Create a file called main.tf
and paste the below content in.
terraform {
backend "s3" {
bucket = "terraform-stackset-<payer-account-id>"
key = "terraform"
region = "eu-west-2"
}
required_providers {
aws = {
source = "hashicorp/aws"
version = "~> 3.27"
}
}
}
provider "aws" {
region = "eu-west-2"
}
provider "aws" {
alias = "target"
region = "eu-west-2"
assume_role {
role_arn = "arn:aws:iam::${var.target_account_id}:role/OrganizationAccountAccessRole"
}
}
resource "aws_iam_role" "cross_account_role" {
provider = aws.target
name = "stackset_cross_account_role"
assume_role_policy = jsonencode({
Version = "2012-10-17"
Statement = [
{
Action = "sts:AssumeRole"
Effect = "Allow"
Sid = ""
Principal = {
AWS = "<payer-account-id>"
}
},
]
})
}
variable "target_account_id" {
type = string
}
Make sure to replace the two <payer-account-id>
statements with your payer account id.
Now run terraform init
and everything should come back clean.
Initialising the python environment
Run pipenv --three
to create a python virtualenv to run our code in
Run pipenv install boto3
so we have access to the excellent boto3 library for invoking AWS.
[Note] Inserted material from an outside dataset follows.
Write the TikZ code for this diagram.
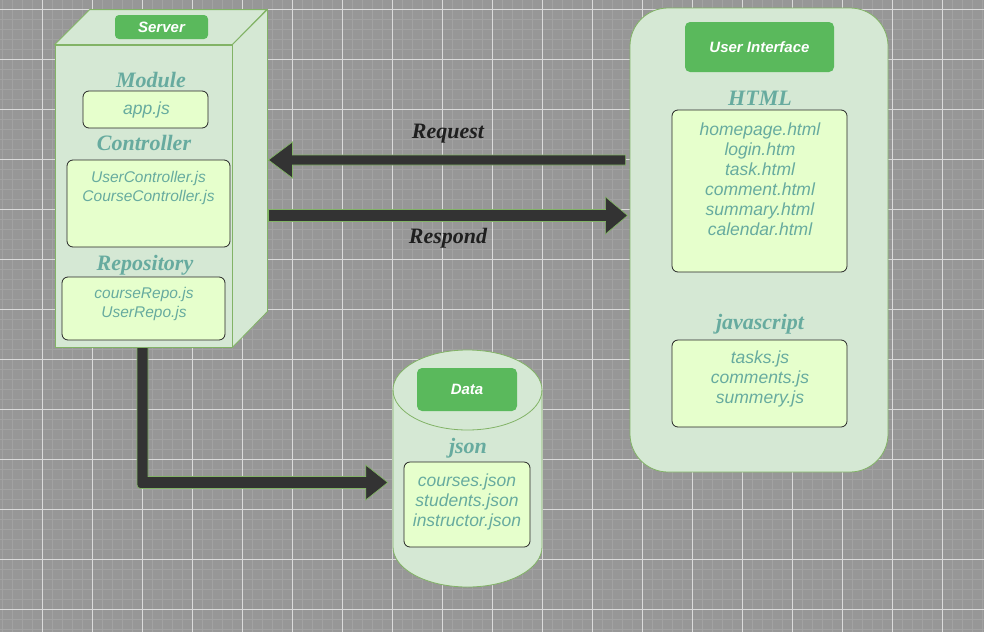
\documentclass[tikz,border=0pt]{standalone}
\usepackage{fontspec}
\setmainfont{Liberation Serif}
\newfontfamily\sansf{Liberation Sans}
\usetikzlibrary{calc}
\definecolor{bgc}{HTML}{979797}
\definecolor{minorc}{HTML}{A2A2A2}
\definecolor{majorc}{HTML}{DADADA}
\definecolor{contfill}{HTML}{D5E8D4}
\definecolor{contline}{HTML}{82B366}
\definecolor{lblfill}{HTML}{5AB95C}
\definecolor{boxfill}{HTML}{E6FFCC}
\definecolor{tealtxt}{HTML}{67AB9F}
\definecolor{arrowc}{HTML}{333333}
\begin{document}
\begin{tikzpicture}[x=1pt,y=-1pt,
  cont/.style={fill=contfill,draw=contline,line width=0.8pt},
  lbl/.style={fill=lblfill,draw=none,rounded corners=4pt,text=white,inner sep=0pt,font=\sansf\bfseries\itshape\fontsize{15}{18}\selectfont},
  hdr/.style={text=tealtxt,font=\bfseries\itshape\fontsize{22}{26}\selectfont,inner sep=0pt},
  files/.style={text=tealtxt,font=\sansf\itshape\fontsize{17.5}{20}\selectfont,align=center,inner sep=0pt},
  smallfiles/.style={text=tealtxt,font=\sansf\itshape\fontsize{15.5}{19}\selectfont,align=center,inner sep=0pt},
  filebox/.style={fill=boxfill,draw=black!85,line width=0.8pt,rounded corners=6pt,inner sep=0pt},
  fat/.style={fill=arrowc,draw=contline,line width=0.7pt,line join=miter},
  flow/.style={text=black!88,font=\bfseries\itshape\fontsize{22}{26}\selectfont,inner sep=0pt}
]
\useasboundingbox (0,0) rectangle (984,632);
% background grid
\begin{scope}
\clip (0,0) rectangle (984,632);
\fill[bgc] (0,0) rectangle (984,632);
\foreach \i in {0,...,98} \draw[minorc,line width=0.7pt] ({2.7+10*\i},0) -- ({2.7+10*\i},632);
\foreach \j in {0,...,63} \draw[minorc,line width=0.7pt] (0,{-0.7+10*\j}) -- (984,{-0.7+10*\j});
\foreach \i in {0,...,19} \draw[majorc,line width=0.8pt] ({42.7+50*\i},0) -- ({42.7+50*\i},632);
\foreach \j in {0,...,12} \draw[majorc,line width=0.8pt] (0,{9.3+50*\j}) -- (984,{9.3+50*\j});
\end{scope}

% Server cube
\node[cont,minimum width=177pt,minimum height=302pt,inner sep=0pt] (server) at (143.5,196) {};
\draw[cont] (server.north west) -- ++(35,-35) -- ++(177,0) -- (server.north east) -- cycle;
\draw[cont] (server.north east) -- ++(35,-35) -- ++(0,302) -- (server.south east) -- cycle;
\node[lbl,minimum width=93pt,minimum height=24pt] (serverlbl) at (161.5,27) {Server};
\node[hdr] (module) at (151,80) {Module};
\node[filebox,minimum width=125pt,minimum height=37pt] (appbox) at (145.5,109.5) {};
\node[files] (app) at (146.5,110) {app.js};
\node[hdr] (ctrl) at (144,143) {Controller};
\node[filebox,minimum width=163pt,minimum height=87pt] (ctrlbox) at (148.5,203.5) {};
\node[smallfiles] (ctrlfiles) at (148.5,188) {UserController.js\\CourseController.js};
\node[hdr] (repo) at (145,265) {Repository};
\node[filebox,minimum width=163pt,minimum height=63pt] (repobox) at (143.5,308.5) {};
\node[smallfiles] (repofiles) at (144,304) {courseRepo.js\\UserRepo.js};

% User interface
\node[cont,rounded corners=38pt,minimum width=258pt,minimum height=464pt,inner sep=0pt] (ui) at (759,240) {};
\node[lbl,rounded corners=5pt,minimum width=149pt,minimum height=50pt] (uilbl) at (759.5,47) {User Interface};
\node[hdr] (html) at (760,98) {HTML};
\node[filebox,minimum width=175pt,minimum height=162pt] (htmlbox) at (759.5,191) {};
\node[files] (htmlfiles) at (760,179) {homepage.html\\login.htm\\task.html\\comment.html\\summary.html\\calendar.html};
\node[hdr] (js) at (760,324) {javascript};
\node[filebox,minimum width=175pt,minimum height=87pt] (jsbox) at (759.5,383.5) {};
\node[files] (jsfiles) at (760,379) {tasks.js\\comments.js\\summery.js};

% Data cylinder
\node[minimum width=149pt,minimum height=238pt,inner sep=0pt] (data) at (467.5,468) {};
\draw[cont] (393,390) -- (393,547) arc[start angle=180,end angle=360,x radius=74.5pt,y radius=40pt] -- (542,390) arc[start angle=0,end angle=180,x radius=74.5pt,y radius=40pt] -- cycle;
\draw[contline,line width=0.8pt] (393,390) arc[start angle=180,end angle=360,x radius=74.5pt,y radius=40pt];
\node[lbl,rounded corners=5pt,minimum width=100pt,minimum height=43pt] (datalbl) at (467,389.5) {Data};
\node[hdr] (json) at (468,448) {json};
\node[filebox,minimum width=126pt,minimum height=85pt] (jsonbox) at (467,504.5) {};
\node[files] (jsonfiles) at (467,502) {courses.json\\students.json\\instructor.json};

% Request arrow
\coordinate (reqS) at ($(ui.west)+(-4,-80)$);
\coordinate (reqT) at ($(server.east)+(36,-36)$);
\draw[fat] ($(reqS)+(0,-5)$) -- ($(reqT)+(24,-5)$) -- ($(reqT)+(24,-18)$) -- (reqT) -- ($(reqT)+(24,18)$) -- ($(reqT)+(24,5)$) -- ($(reqS)+(0,5)$) -- cycle;
\node[flow] (req) at (448,134) {Request};

% Respond arrow
\coordinate (resS) at ($(server.east)+(36,19.5)$);
\coordinate (resT) at ($(ui.west)+(-2,-24.5)$);
\draw[fat] ($(resS)+(0,-6)$) -- ($(resT)+(-22,-6)$) -- ($(resT)+(-22,-18.5)$) -- (resT) -- ($(resT)+(-22,18.5)$) -- ($(resT)+(-22,6)$) -- ($(resS)+(0,6)$) -- cycle;
\node[flow] (res) at (448,238) {Respond};

% Server to data arrow
\coordinate (bS) at ($(server.south)+(-1,0)$);
\coordinate (bT) at ($(data.west)+(-5,14.5)$);
\coordinate (bC) at (bS |- bT);
\draw[fat] ($(bS)+(-5.5,0)$) -- ($(bC)+(-5.5,-2)$) .. controls ($(bC)+(-5.5,6)$) .. ($(bC)+(2.5,6)$) -- ($(bT)+(-22,6)$) -- ($(bT)+(-22,17.5)$) -- (bT) -- ($(bT)+(-22,-17.5)$) -- ($(bT)+(-22,-6)$) -- ($(bC)+(5.5,-6)$) -- ($(bS)+(5.5,0)$) -- cycle;
\end{tikzpicture}
\end{document}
Create a file called stacksets.py
and copy the below content into it:
import subprocess
import boto3
def init():
subprocess.run(f"terraform init", check=True, shell=True)
def get_accounts():
organizations = boto3.client('organizations')
paginator = organizations.get_paginator("list_accounts")
return [
account["Id"]
for page in paginator.paginate()
for account in page["Accounts"]
]
def workspace_exists(account):
completed_process = subprocess.run(f"terraform workspace list | grep {account}", shell=True)
return completed_process.returncode == 0
def create_workspace(account):
subprocess.run(f"terraform workspace new {account}", check=True, shell=True)
def switch_to_workspace(account):
subprocess.run(f"terraform workspace select {account}", check=True, shell=True)
def plan(account):
subprocess.run(f"terraform plan -var target_account_id={account}", check=True, shell=True)
def apply(account):
subprocess.run(f"terraform apply -var target_account_id={account} -auto-approve", check=True, shell=True)
def run():
init()
for account in get_accounts():
if not workspace_exists(account):
create_workspace(account)
switch_to_workspace(account)
plan(account)
apply(account)
if __name__ == "__main__":
run()
Stepping through the python
Lets quickly break down what the python code is doing:
- We initialise terraform to ensure our environment is set up to work
- We query AWS for a list of all accounts in the organization
- We check whether a Terraform workspace exists for that account
- If not, we create one
- We select the approrpriate workspace for the account
- We plan the changes against the account
- We apply the changes to the account
Apply our changes
If we now run pipenv run python stacksets.py
the code will now iterate through every account and deploy our role.
Confirm we can assume the role
Lets test our new role by picking an account id and invoking aws sts assume-role --role-arn arn:aws:iam::<your-account-id>:role/stackset_cross_account_role --role-session-name terraform-stacksets
You should see that you’re sent back a set of credentials, and if so we have succeeded!
Where are we now
So now we have a skeleton that allows us to rapidly deploy resources across all our AWS accounts that allows us to stay purely in terraform.
Hopefully, one of these days Terraform Cloud might provide us with a fully managed version of this so we don’t have to maintain and extend this code ourselves. Until then, I think this will do nicely.